La disparition de Jean-Marie Le Pen, figure aussi majeure que clivante de la vie politique française, soulève l’épineuse question de son héritage au sein du parti qu’il a cofondé, le Front National devenu Rassemblement National. Son successeur à la tête du mouvement, Jordan Bardella, se retrouve face à un défi de taille : concilier le respect dû au « patriarche » avec la ligne de dédiabolisation engagée depuis plusieurs années.
Un héritage politique sulfureux
Invité sur CNews au lendemain de l’hommage rendu à Jean-Marie Le Pen, Jordan Bardella a voulu rendre honneur à celui qu’il considère comme un « visionnaire » sur des sujets comme l’immigration, tout en prenant ses distances avec les nombreuses controverses qui ont jalonné son parcours. Le jeune président du RN estime qu’on ne peut « résumer 50 ans de vie politique à quelques polémiques ou propos condamnés par la justice ».
Pourtant, la carrière de Jean-Marie Le Pen a été rythmée par les dérapages verbaux et sorties polémiques, de ses déclarations sur les chambres à gaz « point de détail de l’histoire » à son jeu de mots douteux « Durafour-crématoire ».
On ne peut pas résumer 50 ans de vie politique à quelques polémiques.

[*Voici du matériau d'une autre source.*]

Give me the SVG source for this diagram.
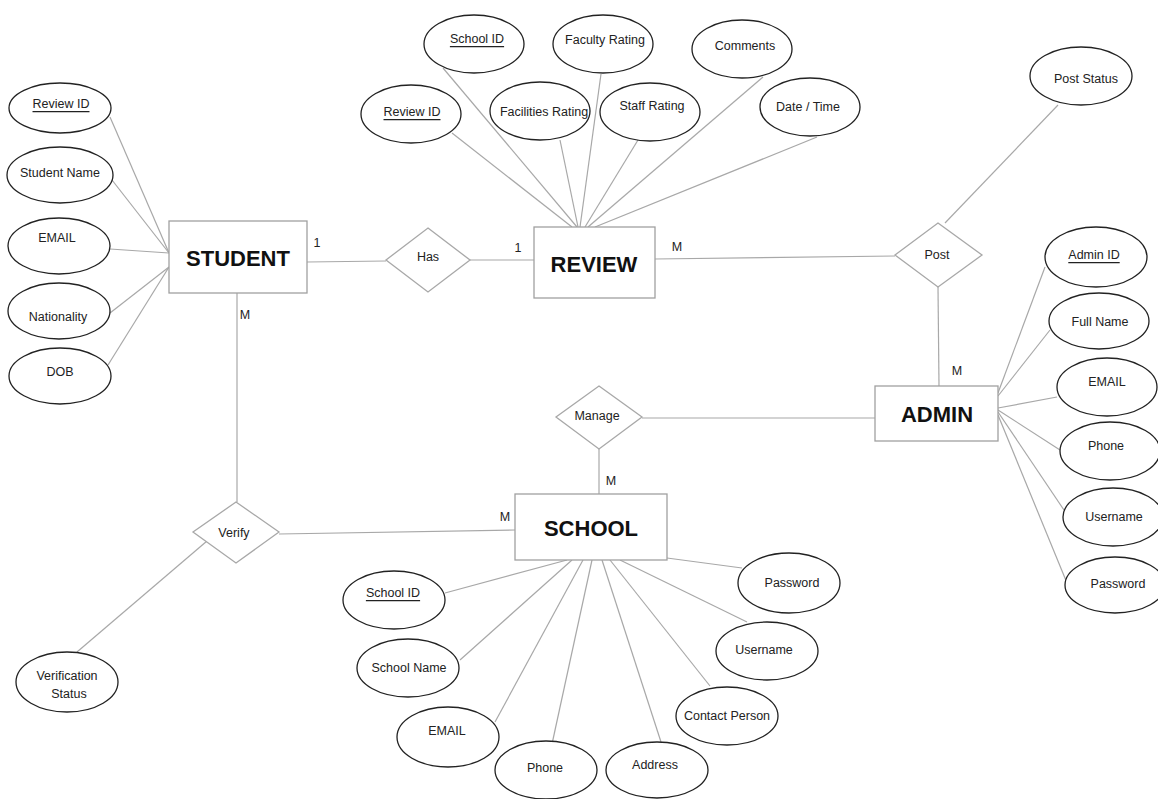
<svg xmlns="http://www.w3.org/2000/svg" width="1158" height="799" viewBox="0 0 1158 799">
<style>
.attr ellipse{fill:#fff;stroke:#222;stroke-width:1.3}
.ent rect{fill:#fff;stroke:#a0a0a0;stroke-width:1.3}
.rel polygon{fill:#fff;stroke:#a8a8a8;stroke-width:1.3}
.conn line{stroke:#a8a8a8;stroke-width:1.2}
text{font-family:"Liberation Sans",Arial,sans-serif;font-size:12.5px;fill:#222;text-anchor:middle;dominant-baseline:central}
.key{text-decoration:underline}
.big{font-size:22px;font-weight:bold;fill:#111}
.card{font-size:12.5px}
</style>
<rect width="1158" height="799" fill="#fff"/>
<g id="connectors" class="conn">
<!-- student attrs -->
<line x1="110" y1="117" x2="169" y2="253"/>
<line x1="112" y1="180" x2="169" y2="253"/>
<line x1="110" y1="249" x2="169" y2="253"/>
<line x1="110" y1="313" x2="169" y2="267"/>
<line x1="108" y1="365" x2="169" y2="267"/>
<!-- relationships -->
<line x1="307" y1="262" x2="386" y2="261"/>
<line x1="470" y1="260" x2="534" y2="260"/>
<line x1="655" y1="259" x2="895" y2="256"/>
<line x1="938" y1="287" x2="939" y2="386"/>
<line x1="1058" y1="105" x2="945" y2="223"/>
<line x1="642" y1="418" x2="875" y2="418"/>
<line x1="599" y1="449" x2="599" y2="494"/>
<line x1="237" y1="293" x2="237" y2="502"/>
<line x1="279" y1="534" x2="515" y2="530"/>
<line x1="77" y1="652" x2="207" y2="541"/>
<!-- review attrs -->
<line x1="452" y1="133" x2="572" y2="227"/>
<line x1="443" y1="68" x2="577" y2="227"/>
<line x1="560" y1="140" x2="578" y2="227"/>
<line x1="601" y1="74" x2="580" y2="227"/>
<line x1="638" y1="140" x2="585" y2="227"/>
<line x1="763" y1="77" x2="588" y2="227"/>
<line x1="817" y1="137" x2="595" y2="227"/>
<!-- admin attrs -->
<line x1="1045" y1="267" x2="998" y2="393"/>
<line x1="1050" y1="330" x2="998" y2="396"/>
<line x1="1057" y1="397" x2="998" y2="408"/>
<line x1="1060" y1="450" x2="998" y2="410"/>
<line x1="1064" y1="510" x2="998" y2="412"/>
<line x1="1067" y1="583" x2="998" y2="415"/>
<!-- school attrs -->
<line x1="445" y1="593" x2="567" y2="560"/>
<line x1="460" y1="660" x2="572" y2="560"/>
<line x1="495" y1="722" x2="583" y2="560"/>
<line x1="552" y1="744" x2="592" y2="560"/>
<line x1="661" y1="742" x2="602" y2="560"/>
<line x1="710" y1="686" x2="610" y2="560"/>
<line x1="747" y1="622" x2="620" y2="560"/>
<line x1="742" y1="568" x2="667" y2="558"/>
</g>

<g id="student" class="ent"><rect x="169" y="221" width="138" height="72"/><text class="big" x="238" y="258">STUDENT</text></g>
<g id="review" class="ent"><rect x="534" y="227" width="121" height="71"/><text class="big" x="594" y="264">REVIEW</text></g>
<g id="admin" class="ent"><rect x="875" y="386" width="123" height="55"/><text class="big" x="937" y="414">ADMIN</text></g>
<g id="school" class="ent"><rect x="515" y="494" width="152" height="66"/><text class="big" x="591" y="528">SCHOOL</text></g>

<g id="has" class="rel"><polygon points="428,228 470,260 428,292 386,260"/><text x="428" y="257">Has</text></g>
<g id="post" class="rel"><polygon points="938,223 982,255 938,287 895,255"/><text x="937" y="255">Post</text></g>
<g id="manage" class="rel"><polygon points="599,386 642,417 599,449 556,417"/><text x="597" y="416">Manage</text></g>
<g id="verify" class="rel"><polygon points="236,502 279,532 236,563 193,532"/><text x="234" y="533">Verify</text></g>

<g id="stu-reviewid" class="attr"><ellipse cx="60" cy="108" rx="51" ry="25"/><text class="key" x="61" y="104">Review ID</text></g>
<g id="stu-name" class="attr"><ellipse cx="60" cy="175" rx="53" ry="28"/><text x="60" y="173">Student Name</text></g>
<g id="stu-email" class="attr"><ellipse cx="59" cy="246" rx="51" ry="28"/><text x="57" y="238">EMAIL</text></g>
<g id="stu-nationality" class="attr"><ellipse cx="59" cy="311" rx="51" ry="28"/><text x="58" y="317">Nationality</text></g>
<g id="stu-dob" class="attr"><ellipse cx="60" cy="376" rx="51" ry="28"/><text x="60" y="372">DOB</text></g>

<g id="rev-schoolid" class="attr"><ellipse cx="474" cy="44" rx="50" ry="29"/><text class="key" x="477" y="39">School ID</text></g>
<g id="rev-faculty" class="attr"><ellipse cx="603" cy="44" rx="50" ry="29"/><text x="605" y="40">Faculty Rating</text></g>
<g id="rev-comments" class="attr"><ellipse cx="742" cy="49" rx="50" ry="29"/><text x="745" y="46">Comments</text></g>
<g id="rev-reviewid" class="attr"><ellipse cx="411" cy="114" rx="50" ry="29"/><text class="key" x="412" y="112">Review ID</text></g>
<g id="rev-facilities" class="attr"><ellipse cx="540" cy="111" rx="50" ry="29"/><text x="544" y="112">Facilities Rating</text></g>
<g id="rev-staff" class="attr"><ellipse cx="650" cy="112" rx="50" ry="29"/><text x="652" y="106">Staff Rating</text></g>
<g id="rev-datetime" class="attr"><ellipse cx="810" cy="107" rx="50" ry="29"/><text x="808" y="107">Date / Time</text></g>

<g id="post-status" class="attr"><ellipse cx="1081" cy="76" rx="51" ry="29"/><text x="1086" y="79">Post Status</text></g>

<g id="adm-id" class="attr"><ellipse cx="1096" cy="257" rx="51" ry="30"/><text class="key" x="1094" y="255">Admin ID</text></g>
<g id="adm-name" class="attr"><ellipse cx="1099" cy="321" rx="50" ry="28"/><text x="1100" y="322">Full Name</text></g>
<g id="adm-email" class="attr"><ellipse cx="1107" cy="387" rx="50" ry="29"/><text x="1107" y="382">EMAIL</text></g>
<g id="adm-phone" class="attr"><ellipse cx="1110" cy="451" rx="50" ry="29"/><text x="1106" y="446">Phone</text></g>
<g id="adm-username" class="attr"><ellipse cx="1113" cy="517" rx="50" ry="29"/><text x="1114" y="517">Username</text></g>
<g id="adm-password" class="attr"><ellipse cx="1115" cy="585" rx="50" ry="28"/><text x="1118" y="584">Password</text></g>

<g id="verification-status" class="attr"><ellipse cx="67" cy="682" rx="51" ry="30"/><text x="67" y="676">Verification</text><text x="69" y="694">Status</text></g>

<g id="sch-id" class="attr"><ellipse cx="394" cy="600" rx="51" ry="29"/><text class="key" x="393" y="593">School ID</text></g>
<g id="sch-name" class="attr"><ellipse cx="408" cy="668" rx="51" ry="29"/><text x="409" y="668">School Name</text></g>
<g id="sch-email" class="attr"><ellipse cx="448" cy="737" rx="51" ry="30"/><text x="447" y="731">EMAIL</text></g>
<g id="sch-phone" class="attr"><ellipse cx="546" cy="770" rx="51" ry="29"/><text x="545" y="768">Phone</text></g>
<g id="sch-address" class="attr"><ellipse cx="657" cy="770" rx="51" ry="28"/><text x="655" y="765">Address</text></g>
<g id="sch-contact" class="attr"><ellipse cx="727" cy="716" rx="51" ry="29"/><text x="727" y="716">Contact Person</text></g>
<g id="sch-username" class="attr"><ellipse cx="767" cy="651" rx="51" ry="29"/><text x="764" y="650">Username</text></g>
<g id="sch-password" class="attr"><ellipse cx="789" cy="583" rx="51" ry="30"/><text x="792" y="583">Password</text></g>

<g id="cardinalities">
<text class="card" x="317" y="243">1</text>
<text class="card" x="245" y="315">M</text>
<text class="card" x="518" y="248">1</text>
<text class="card" x="677" y="247">M</text>
<text class="card" x="957" y="371">M</text>
<text class="card" x="611" y="481">M</text>
<text class="card" x="505" y="517">M</text>
</g>
</svg>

Jordan Bardella, sur CNews
La rupture engagée par Marine Le Pen
C’est précisément sur ces outrances que Marine Le Pen, fille et successeur de Jean-Marie à la tête du FN en 2011, a engagé une rupture idéologique avec son père. Celui-ci sera finalement exclu du parti en 2015 après de nouvelles déclarations polémiques sur la Shoah.
Cette mise à l’écart a marqué un tournant dans la stratégie de normalisation du Front National, rebaptisé Rassemblement National en 2018. L’objectif : se défaire de l’image sulfureuse héritée des années Jean-Marie Le Pen pour rendre le parti plus fréquentable et électoralement efficace.
Entre condamnation et hommage
Mais avec la disparition de l’ancien leader frontiste, ses héritiers se retrouvent dans une position inconfortable. Condamner trop ouvertement son bilan reviendrait à renier les racines du mouvement, au risque de s’aliéner une partie des militants historiques. À l’inverse, encenser sans nuance Jean-Marie Le Pen et sa radicalité d’antan compromettrait les efforts de crédibilisation.
Jordan Bardella a donc opté pour un subtil numéro d’équilibriste dans son hommage à celui qu’il qualifie d' »artisan de polémiques » mais aussi de « premier à avoir porté certains sujets ». Une façon de revendiquer un héritage politique sur le fond, tout en le débarrassant de ses outrances de forme.
Quel avenir pour la ligne Le Pen ?
Le décès de Jean-Marie Le Pen marque assurément la fin d’une époque pour le parti lepéniste. Mais il soulève aussi des interrogations sur son avenir idéologique : la stratégie de dédiabolisation est-elle pérenne ou le RN sera-t-il tenté de renouer avec une ligne plus radicale ?
D’après des sources proches de la direction du parti, les prochains mois seront décisifs. Les résultats en demi-teinte aux dernières élections et le raidissement observé sur la scène politique nationale pourraient favoriser un « retour aux fondamentaux », voire une surenchère dans la radicalité identitaire et sécuritaire.
À l’inverse, le succès de la stratégie de normalisation, qui a permis au RN de s’ancrer durablement dans le paysage politique, plaide pour sa continuation. Jordan Bardella aura la délicate tâche d’incarner cette ligne, sans se couper des nostalgiques de l’ère Jean-Marie Le Pen qui restent influents au sein du parti.
Le défi, c’est de revendiquer l’héritage de Jean-Marie Le Pen sans en épouser les excès. Un sacré numéro d’équilibriste en perspective pour Jordan Bardella.
Un cadre du RN
Une chose est sûre : la disparition de Jean-Marie Le Pen ne signera pas celle des idées qu’il a contribué à implanter durablement dans le débat public, de l’immigration à l’identité nationale en passant par le souverainisme. Des thématiques que ses héritiers continueront à porter, d’une manière ou d’une autre.
Pour Jordan Bardella et le Rassemblement National, l’enjeu est désormais de construire un « lepénisme » sans les outrances de Le Pen, un défi aussi périlleux que déterminant pour l’avenir du premier parti d’opposition français.